Stated exercise ▸ For the data below, work out how many lines contain the word "chart" and supply only that number.

Recorded data ▸
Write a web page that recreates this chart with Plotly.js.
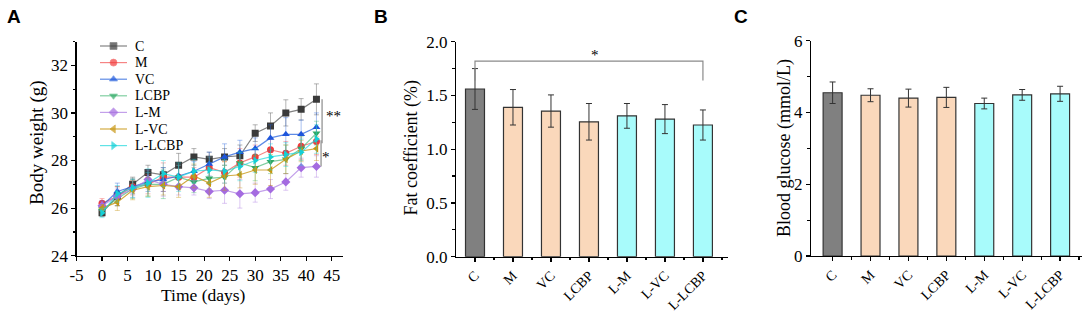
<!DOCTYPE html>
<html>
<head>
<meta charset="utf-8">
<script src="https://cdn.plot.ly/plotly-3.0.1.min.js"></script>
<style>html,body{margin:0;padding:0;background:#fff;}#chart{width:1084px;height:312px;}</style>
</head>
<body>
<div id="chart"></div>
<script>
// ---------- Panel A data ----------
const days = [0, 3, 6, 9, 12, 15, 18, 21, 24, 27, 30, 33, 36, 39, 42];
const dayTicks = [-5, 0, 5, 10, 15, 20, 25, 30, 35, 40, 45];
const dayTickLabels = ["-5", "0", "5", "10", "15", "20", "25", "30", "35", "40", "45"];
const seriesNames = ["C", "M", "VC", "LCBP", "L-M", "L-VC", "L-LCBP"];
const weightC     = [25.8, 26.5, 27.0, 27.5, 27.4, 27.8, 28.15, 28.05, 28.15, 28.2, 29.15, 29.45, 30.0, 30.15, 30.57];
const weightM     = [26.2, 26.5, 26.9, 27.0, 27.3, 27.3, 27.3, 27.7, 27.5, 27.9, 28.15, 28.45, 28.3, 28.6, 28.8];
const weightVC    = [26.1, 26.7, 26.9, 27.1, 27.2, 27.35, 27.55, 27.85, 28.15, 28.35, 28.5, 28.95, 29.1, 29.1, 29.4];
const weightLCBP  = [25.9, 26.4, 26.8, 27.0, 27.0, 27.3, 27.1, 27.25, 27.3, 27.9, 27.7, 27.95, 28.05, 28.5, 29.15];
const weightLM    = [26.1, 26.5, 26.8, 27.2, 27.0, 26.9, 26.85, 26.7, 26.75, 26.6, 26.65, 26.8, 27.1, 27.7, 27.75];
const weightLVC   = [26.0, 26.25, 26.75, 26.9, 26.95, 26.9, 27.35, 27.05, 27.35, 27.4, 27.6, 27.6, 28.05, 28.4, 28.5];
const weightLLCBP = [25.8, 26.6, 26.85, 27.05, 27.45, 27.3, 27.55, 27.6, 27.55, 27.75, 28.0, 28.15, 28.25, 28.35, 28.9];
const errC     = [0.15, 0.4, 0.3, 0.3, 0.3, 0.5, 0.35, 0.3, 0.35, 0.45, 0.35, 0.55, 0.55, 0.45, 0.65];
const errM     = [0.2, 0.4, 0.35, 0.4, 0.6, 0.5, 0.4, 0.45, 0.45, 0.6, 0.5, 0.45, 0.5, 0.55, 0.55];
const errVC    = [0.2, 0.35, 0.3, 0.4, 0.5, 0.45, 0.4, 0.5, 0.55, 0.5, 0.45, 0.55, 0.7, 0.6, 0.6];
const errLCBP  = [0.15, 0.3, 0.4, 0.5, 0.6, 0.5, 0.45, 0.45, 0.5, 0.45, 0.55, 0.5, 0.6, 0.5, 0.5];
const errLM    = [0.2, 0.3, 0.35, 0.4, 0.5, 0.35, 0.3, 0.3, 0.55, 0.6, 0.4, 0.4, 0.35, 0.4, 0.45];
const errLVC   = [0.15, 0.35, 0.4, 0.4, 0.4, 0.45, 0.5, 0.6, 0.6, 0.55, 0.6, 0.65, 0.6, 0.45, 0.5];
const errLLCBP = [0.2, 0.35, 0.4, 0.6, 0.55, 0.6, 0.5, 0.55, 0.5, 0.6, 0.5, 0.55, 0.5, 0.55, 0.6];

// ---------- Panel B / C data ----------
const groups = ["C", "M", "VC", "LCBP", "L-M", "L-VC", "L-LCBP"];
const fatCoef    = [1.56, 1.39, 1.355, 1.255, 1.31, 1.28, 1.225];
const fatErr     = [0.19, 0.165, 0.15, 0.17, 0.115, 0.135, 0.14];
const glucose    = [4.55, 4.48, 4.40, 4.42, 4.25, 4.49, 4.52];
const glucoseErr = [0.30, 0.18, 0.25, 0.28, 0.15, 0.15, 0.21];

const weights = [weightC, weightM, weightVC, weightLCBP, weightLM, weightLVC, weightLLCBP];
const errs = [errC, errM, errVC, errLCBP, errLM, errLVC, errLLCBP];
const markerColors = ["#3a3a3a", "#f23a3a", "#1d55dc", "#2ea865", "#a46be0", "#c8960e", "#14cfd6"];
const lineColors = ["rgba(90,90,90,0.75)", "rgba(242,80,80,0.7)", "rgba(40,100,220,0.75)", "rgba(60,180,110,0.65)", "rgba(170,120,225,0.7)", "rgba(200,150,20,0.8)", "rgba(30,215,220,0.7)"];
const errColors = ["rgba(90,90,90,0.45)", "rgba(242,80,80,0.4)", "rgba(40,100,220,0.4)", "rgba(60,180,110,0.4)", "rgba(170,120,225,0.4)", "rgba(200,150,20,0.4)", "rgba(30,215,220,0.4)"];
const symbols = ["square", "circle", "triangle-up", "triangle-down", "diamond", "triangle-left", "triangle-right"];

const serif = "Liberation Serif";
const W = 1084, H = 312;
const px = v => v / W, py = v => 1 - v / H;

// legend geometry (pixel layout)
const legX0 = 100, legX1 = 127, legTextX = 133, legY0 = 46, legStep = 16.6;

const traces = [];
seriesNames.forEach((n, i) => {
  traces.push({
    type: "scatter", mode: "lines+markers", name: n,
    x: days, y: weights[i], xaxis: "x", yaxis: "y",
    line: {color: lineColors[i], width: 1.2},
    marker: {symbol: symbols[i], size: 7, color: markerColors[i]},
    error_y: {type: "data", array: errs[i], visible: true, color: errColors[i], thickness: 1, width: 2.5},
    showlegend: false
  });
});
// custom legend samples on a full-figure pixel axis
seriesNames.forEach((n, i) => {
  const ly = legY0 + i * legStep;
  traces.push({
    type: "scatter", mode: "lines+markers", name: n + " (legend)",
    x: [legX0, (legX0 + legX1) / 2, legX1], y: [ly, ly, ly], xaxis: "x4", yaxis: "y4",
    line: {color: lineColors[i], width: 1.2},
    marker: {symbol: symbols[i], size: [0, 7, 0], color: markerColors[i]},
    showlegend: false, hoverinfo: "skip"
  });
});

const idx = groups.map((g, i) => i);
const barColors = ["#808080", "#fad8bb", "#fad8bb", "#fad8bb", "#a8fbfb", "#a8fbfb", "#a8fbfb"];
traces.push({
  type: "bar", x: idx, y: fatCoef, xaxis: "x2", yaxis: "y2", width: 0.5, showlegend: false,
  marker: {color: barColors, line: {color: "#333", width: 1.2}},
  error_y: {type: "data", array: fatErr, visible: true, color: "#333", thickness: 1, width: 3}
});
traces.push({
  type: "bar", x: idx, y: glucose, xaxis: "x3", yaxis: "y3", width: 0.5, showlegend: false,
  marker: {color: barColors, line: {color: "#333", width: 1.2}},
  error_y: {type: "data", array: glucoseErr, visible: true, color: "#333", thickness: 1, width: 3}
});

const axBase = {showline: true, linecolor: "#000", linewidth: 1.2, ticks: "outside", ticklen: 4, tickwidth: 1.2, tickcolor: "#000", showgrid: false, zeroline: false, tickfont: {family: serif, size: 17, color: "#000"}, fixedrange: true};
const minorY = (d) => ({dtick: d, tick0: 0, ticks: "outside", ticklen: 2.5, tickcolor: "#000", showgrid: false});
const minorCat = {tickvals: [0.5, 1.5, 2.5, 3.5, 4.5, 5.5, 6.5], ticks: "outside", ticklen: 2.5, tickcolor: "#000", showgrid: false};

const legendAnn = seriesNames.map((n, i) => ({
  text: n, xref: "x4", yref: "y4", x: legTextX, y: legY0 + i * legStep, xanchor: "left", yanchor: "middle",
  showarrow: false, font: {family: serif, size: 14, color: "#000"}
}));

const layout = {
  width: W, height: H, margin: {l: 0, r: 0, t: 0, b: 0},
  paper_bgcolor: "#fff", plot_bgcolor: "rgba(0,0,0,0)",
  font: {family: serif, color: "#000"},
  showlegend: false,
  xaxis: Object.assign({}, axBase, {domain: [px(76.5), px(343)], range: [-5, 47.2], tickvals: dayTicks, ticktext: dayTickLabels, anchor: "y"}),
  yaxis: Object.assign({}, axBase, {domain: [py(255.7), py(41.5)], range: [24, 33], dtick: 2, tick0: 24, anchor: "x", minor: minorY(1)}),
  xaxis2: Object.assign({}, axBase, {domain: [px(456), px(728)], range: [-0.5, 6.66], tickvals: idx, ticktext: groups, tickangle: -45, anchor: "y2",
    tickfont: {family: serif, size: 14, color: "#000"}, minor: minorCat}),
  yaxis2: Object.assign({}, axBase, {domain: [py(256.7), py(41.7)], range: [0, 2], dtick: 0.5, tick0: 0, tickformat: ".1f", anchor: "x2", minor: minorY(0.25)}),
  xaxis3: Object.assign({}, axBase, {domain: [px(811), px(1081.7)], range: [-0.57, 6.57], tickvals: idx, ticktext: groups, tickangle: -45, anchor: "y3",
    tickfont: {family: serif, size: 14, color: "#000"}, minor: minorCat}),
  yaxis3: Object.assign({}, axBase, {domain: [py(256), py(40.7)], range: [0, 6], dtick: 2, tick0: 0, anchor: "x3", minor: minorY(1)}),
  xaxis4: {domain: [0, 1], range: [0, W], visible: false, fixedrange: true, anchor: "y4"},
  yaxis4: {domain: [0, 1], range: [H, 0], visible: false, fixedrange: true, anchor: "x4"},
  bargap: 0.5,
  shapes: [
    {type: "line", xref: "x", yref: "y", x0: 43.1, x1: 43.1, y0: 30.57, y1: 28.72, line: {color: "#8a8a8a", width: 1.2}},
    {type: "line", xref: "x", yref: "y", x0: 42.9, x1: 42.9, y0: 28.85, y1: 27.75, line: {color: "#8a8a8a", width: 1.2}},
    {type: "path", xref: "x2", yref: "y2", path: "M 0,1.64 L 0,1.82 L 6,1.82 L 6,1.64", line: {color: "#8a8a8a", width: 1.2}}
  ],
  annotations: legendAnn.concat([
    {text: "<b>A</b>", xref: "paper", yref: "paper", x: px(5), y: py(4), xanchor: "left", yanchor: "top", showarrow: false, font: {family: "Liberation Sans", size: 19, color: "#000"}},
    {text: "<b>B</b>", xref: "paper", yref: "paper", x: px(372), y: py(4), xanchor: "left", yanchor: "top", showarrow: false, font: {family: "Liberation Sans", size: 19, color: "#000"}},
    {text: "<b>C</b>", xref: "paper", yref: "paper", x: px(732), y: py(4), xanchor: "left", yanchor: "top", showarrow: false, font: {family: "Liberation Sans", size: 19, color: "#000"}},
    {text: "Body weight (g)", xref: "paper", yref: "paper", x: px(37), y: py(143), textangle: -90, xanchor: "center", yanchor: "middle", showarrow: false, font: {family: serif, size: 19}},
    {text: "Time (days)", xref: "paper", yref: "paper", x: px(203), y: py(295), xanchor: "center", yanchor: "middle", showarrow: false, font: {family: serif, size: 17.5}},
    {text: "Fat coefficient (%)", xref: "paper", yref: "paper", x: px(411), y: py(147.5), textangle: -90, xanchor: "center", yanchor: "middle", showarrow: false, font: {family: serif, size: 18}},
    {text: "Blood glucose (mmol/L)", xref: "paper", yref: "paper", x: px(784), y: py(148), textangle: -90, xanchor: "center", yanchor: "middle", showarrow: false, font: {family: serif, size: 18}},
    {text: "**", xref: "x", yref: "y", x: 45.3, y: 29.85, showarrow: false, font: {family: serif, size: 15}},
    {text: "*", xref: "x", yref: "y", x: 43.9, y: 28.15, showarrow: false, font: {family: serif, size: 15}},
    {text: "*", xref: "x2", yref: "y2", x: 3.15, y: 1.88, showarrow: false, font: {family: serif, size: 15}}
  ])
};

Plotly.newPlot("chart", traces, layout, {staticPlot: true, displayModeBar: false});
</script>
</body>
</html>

Exercise solution ▸ 4